Domino theory III: Gorbachev faces fear of fragmenting

REMEMBER the domino theory? Nations falling like dominoes all the way from Vietnam to Indonesia. Or from Nicaragua to Laredo. A version of the tarnished theory seems to be alive and well and living in Europe. Mikhail Gorbachev's Armenian problem may reinforce what is a specious but fascinating line of geopolitical thinking with which some fearful people frighten themselves.

Their thesis is that the officially atheist Soviet Union provides a bulwark protecting Christian Europe against a tide of Islamic fundamentalism. This scenario is about as credible as the forecast of a showdown (Armageddon) between Soviet communism and the West; or of a join-as-we-march-north penetration of Central American and Mexican Marxists into the American Southwest.

Despite its far-fetched nature, the Soviet shield theory grows from roots worth examining.

First, it's useful to look at what might be called internal Russian domino fears.
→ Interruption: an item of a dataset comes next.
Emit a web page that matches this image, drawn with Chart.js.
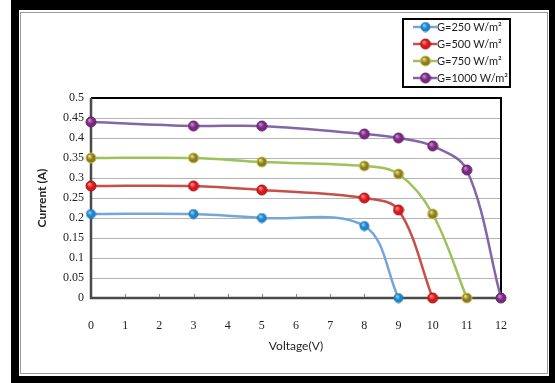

The Soviet Union contains more than 120 nationality and ethnic groups. Some retain strong feelings of cultural identity and seek to maintain independent traditions. Under the Gorbachev banner of glasnost (openness), several of the most vigorous nationality groups have gone public with protests over historic grievances.

Tatars from the Crimea protested in Red Square last July. And on Sunday in Krasnodar, northern Caucasus, police broke up a demonstration staged in support of a group of Tatars who Saturday had sought to demonstrate near the Kremlin. They were put on trains back to the Crimea.

Groups in the formerly independent Baltic republics have staged protests in their capitals. In December 1986 a Kazakh uprising in the city of Alma Ata was notable both for its youth and labor backing and its anti-Russian overtones.

Short term, these protests are a problem for Mr. Gorbachev. His more-conservative rivals (perhaps skeptics is a better term) on the ruling Politburo and in the Central Committee of the Communist Party capitalized on the Tatar protest in Moscow in particular. They used it last summer and fall as ammunition against Gorbachev's deposed prot'eg'e, Moscow city boss Boris Yeltsin, saying that by letting demonstrators picket he had opened the way for divisions among nationalities in the USSR. Similar accusations were made against Gorbachev's reform program in 1986 when the Kazakh clashes coincided with Chinese youth marches for democracy in Peking.

The conservatives in the Kremlin argued that glasnost was giving nationality groups an inch and they were taking a mile. It's a clich'e by now to say that Russians, the dominant nationality group in the Soviet conglomerate, are concerned about the shifting power balance that may occur because of higher birthrates among the USSR's non-Russian Asian nationalities. For decades, speculative historians have postulated that the time would come when a new ethnic awareness would arrive among the Turkic peoples who populate large parts of the southern USSR.

That is a different version of cultural and political dominoes than the broader Islamic fundamentalism scenario mentioned earlier. The latter seems to be a product of irrational but explainable fears in parts of Western Europe. Those fears stem from events in the Mideast and even North Africa. Some French still affected by the loss of Algeria, or Germans concerned about Mideast hostage-taking or the growth of the Turkish community in Berlin are prey to anxieties not unlike earlier fears of the Yellow Peril, Asian dominance.

The clash of Soviet Armenians with Soviet Azerbaijanis seems to fit into this scenario. The Armenians are Orthodox Christian. Azerbaijanis are Shiite Muslim. The Armenians are resurrecting demands that Nagorno-Karabakh, an Armenian enclave within Azerbaijan, be joined to the Armenian Soviet republic.

For Gorbachev and his Politburo colleagues this is serious stuff. Westerners often overestimate the impact of dissent in the Soviet Union, just as Soviets often overestimate the impact of protesters in the US. National disintegration is not around the corner in either case. But Moscow faces accumulated difficulties involving Islamic minorities. It has agreed to retreat in the face of devout Afghan rebels challenging its Army for a decade in Afghanistan. The USSR is being pressed by the West to join in sanctions against Iran, the center of the new Islamic fundamentalism.

(Remember that the Caucasus lands of Armenia, Georgia, and Azerbaijan were added to the Soviet Union only between 1920 and 1922 at the end of the civil war between the Bolshevik and White Russian armies.

(Remember also that Moscow tried to retain a presence in Iran after World War II when the Iranian Tudeh [Communist] Party organized a rebellion by Azerbaijanis in the northern part of that country.)

Neither Western nor Kremlin leaders should be designing their policies toward this part of the Islamic world through fear (or appeasement, either).

In an earlier era, Central European leaders sought to divert the Czar's covetous attention away from Europe by cultivating his fears of Asian encroachment on his eastern flank - the Yellow Peril. In the end some of the European leaders who invented the phobia fell prey to it themselves. It would be wasteful to repeat that mistake.

Earl W. Foell is editor in chief of The Christian Science Monitor.